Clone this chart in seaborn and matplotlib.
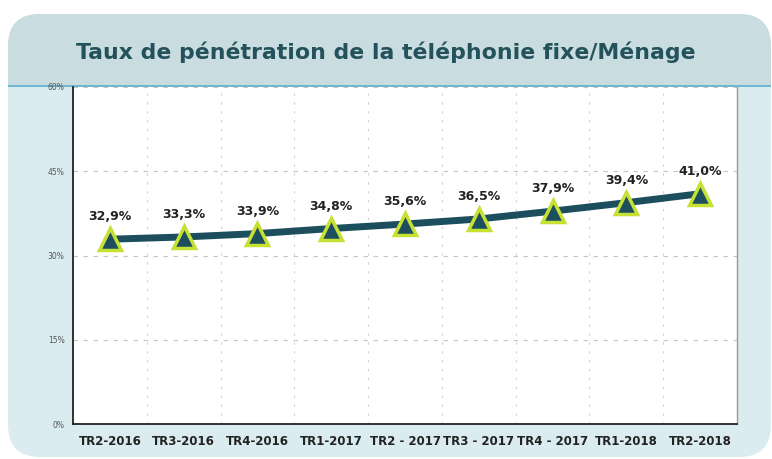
==
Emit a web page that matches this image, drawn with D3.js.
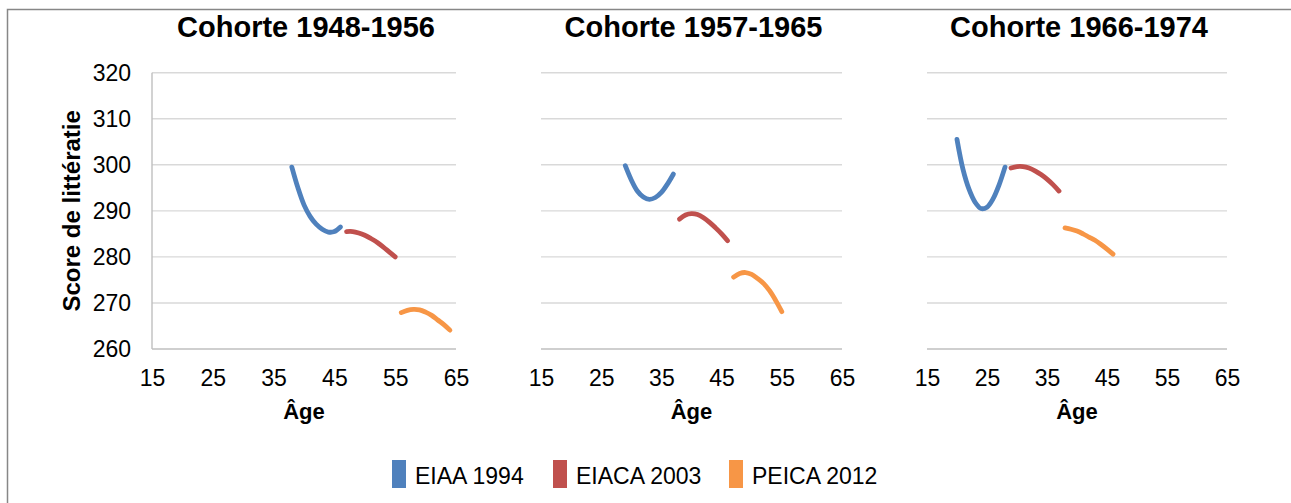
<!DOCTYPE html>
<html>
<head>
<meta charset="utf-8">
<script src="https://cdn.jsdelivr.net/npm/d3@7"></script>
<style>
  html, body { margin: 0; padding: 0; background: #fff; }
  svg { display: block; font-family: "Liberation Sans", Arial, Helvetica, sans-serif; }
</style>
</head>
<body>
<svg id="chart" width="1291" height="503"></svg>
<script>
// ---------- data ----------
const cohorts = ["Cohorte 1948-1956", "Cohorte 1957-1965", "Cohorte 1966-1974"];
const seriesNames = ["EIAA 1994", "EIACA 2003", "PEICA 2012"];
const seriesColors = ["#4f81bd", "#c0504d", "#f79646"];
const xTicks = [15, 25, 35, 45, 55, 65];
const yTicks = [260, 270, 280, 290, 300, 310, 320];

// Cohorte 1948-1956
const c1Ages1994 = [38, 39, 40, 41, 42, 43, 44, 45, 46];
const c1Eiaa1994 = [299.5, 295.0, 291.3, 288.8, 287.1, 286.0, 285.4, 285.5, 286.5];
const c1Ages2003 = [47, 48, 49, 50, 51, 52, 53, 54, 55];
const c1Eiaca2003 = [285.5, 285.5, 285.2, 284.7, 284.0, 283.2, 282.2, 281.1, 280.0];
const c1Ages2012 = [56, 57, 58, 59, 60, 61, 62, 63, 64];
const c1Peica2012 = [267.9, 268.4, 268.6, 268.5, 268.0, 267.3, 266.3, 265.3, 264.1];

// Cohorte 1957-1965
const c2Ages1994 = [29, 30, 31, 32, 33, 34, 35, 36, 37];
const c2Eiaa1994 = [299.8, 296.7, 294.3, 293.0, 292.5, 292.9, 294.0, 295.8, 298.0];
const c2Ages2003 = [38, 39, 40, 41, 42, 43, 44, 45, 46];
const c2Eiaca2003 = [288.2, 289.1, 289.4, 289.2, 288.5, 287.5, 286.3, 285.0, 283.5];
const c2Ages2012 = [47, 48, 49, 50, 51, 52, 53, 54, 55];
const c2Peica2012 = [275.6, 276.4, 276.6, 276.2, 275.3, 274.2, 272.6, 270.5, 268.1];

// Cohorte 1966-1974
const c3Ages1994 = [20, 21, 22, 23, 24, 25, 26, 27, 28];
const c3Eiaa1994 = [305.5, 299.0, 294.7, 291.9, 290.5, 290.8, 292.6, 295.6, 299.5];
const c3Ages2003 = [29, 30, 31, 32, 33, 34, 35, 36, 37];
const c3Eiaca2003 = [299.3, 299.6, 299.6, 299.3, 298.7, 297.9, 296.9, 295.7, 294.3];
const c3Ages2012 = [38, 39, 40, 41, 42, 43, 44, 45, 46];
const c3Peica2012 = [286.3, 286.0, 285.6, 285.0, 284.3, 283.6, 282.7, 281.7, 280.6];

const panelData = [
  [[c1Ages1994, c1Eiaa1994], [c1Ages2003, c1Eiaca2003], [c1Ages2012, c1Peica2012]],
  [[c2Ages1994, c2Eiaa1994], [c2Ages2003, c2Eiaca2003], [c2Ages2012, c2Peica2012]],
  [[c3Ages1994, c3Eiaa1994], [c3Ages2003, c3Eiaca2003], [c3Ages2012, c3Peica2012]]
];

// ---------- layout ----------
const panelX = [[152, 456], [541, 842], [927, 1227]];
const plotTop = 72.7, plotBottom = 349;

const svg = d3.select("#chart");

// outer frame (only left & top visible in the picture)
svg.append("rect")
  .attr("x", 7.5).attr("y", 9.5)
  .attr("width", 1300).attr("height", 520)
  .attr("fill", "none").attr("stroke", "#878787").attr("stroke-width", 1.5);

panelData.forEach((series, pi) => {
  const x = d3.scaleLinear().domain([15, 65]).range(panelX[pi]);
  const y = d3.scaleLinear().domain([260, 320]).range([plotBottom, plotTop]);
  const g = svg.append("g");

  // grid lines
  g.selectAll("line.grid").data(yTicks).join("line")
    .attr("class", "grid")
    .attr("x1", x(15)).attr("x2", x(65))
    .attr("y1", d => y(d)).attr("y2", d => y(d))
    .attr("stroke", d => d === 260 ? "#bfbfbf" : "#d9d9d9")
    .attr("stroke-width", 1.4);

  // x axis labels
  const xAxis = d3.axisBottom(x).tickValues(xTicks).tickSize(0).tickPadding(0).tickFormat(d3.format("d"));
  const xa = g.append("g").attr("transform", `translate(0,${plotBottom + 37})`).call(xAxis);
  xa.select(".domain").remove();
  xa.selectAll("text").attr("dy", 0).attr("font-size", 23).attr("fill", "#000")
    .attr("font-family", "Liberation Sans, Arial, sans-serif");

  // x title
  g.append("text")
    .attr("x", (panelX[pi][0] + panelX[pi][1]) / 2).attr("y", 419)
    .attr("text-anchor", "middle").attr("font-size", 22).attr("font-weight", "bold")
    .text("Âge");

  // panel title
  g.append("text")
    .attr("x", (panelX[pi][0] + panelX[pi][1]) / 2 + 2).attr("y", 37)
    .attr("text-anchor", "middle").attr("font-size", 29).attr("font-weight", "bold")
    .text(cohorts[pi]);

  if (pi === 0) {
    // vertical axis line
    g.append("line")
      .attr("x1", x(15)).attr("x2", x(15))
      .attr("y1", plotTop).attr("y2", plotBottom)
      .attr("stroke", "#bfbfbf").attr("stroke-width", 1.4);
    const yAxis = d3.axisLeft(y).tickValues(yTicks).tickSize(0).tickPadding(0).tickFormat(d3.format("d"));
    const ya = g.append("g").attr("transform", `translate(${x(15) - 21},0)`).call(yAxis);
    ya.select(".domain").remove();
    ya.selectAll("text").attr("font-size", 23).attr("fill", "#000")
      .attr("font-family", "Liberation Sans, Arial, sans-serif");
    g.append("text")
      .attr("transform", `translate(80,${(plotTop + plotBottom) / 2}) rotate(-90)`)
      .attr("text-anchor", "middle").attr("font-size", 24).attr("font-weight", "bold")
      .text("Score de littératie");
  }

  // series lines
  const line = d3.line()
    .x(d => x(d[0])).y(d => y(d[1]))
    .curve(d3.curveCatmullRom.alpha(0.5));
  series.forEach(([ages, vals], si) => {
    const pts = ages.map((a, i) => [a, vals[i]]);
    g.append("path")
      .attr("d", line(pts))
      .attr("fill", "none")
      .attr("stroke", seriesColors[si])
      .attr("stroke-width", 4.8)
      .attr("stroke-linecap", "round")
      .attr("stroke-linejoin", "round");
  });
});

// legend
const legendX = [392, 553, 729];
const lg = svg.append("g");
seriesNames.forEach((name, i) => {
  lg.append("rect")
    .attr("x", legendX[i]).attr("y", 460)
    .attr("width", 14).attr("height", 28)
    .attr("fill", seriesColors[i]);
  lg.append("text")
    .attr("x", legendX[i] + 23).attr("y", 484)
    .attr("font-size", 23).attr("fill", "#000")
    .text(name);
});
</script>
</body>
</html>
...
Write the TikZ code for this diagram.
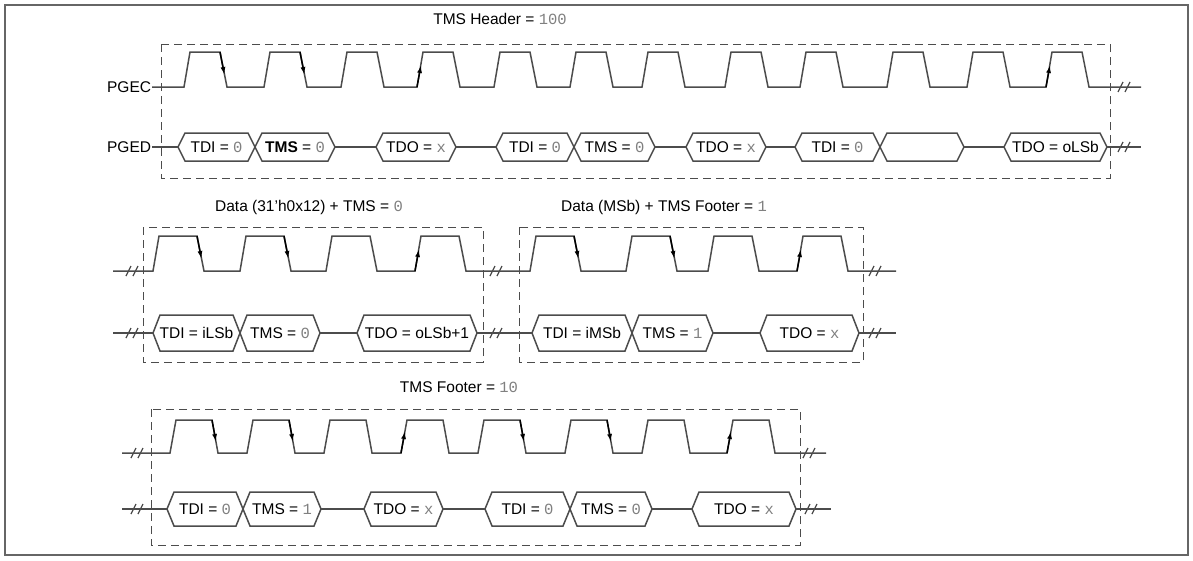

## DO THIS
Give again, exactly as written, only the lines that start at the one with "Emit a web page" and end at the one with "266.3, 265.3, 264.1];", both included. Skip any pictures.

## RESULT
Emit a web page that matches this image, drawn with D3.js.
<!DOCTYPE html>
<html>
<head>
<meta charset="utf-8">
<script src="https://cdn.jsdelivr.net/npm/d3@7"></script>
<style>
  html, body { margin: 0; padding: 0; background: #fff; }
  svg { display: block; font-family: "Liberation Sans", Arial, Helvetica, sans-serif; }
</style>
</head>
<body>
<svg id="chart" width="1291" height="503"></svg>
<script>
// ---------- data ----------
const cohorts = ["Cohorte 1948-1956", "Cohorte 1957-1965", "Cohorte 1966-1974"];
const seriesNames = ["EIAA 1994", "EIACA 2003", "PEICA 2012"];
const seriesColors = ["#4f81bd", "#c0504d", "#f79646"];
const xTicks = [15, 25, 35, 45, 55, 65];
const yTicks = [260, 270, 280, 290, 300, 310, 320];

// Cohorte 1948-1956
const c1Ages1994 = [38, 39, 40, 41, 42, 43, 44, 45, 46];
const c1Eiaa1994 = [299.5, 295.0, 291.3, 288.8, 287.1, 286.0, 285.4, 285.5, 286.5];
const c1Ages2003 = [47, 48, 49, 50, 51, 52, 53, 54, 55];
const c1Eiaca2003 = [285.5, 285.5, 285.2, 284.7, 284.0, 283.2, 282.2, 281.1, 280.0];
const c1Ages2012 = [56, 57, 58, 59, 60, 61, 62, 63, 64];
const c1Peica2012 = [267.9, 268.4, 268.6, 268.5, 268.0, 267.3, 266.3, 265.3, 264.1];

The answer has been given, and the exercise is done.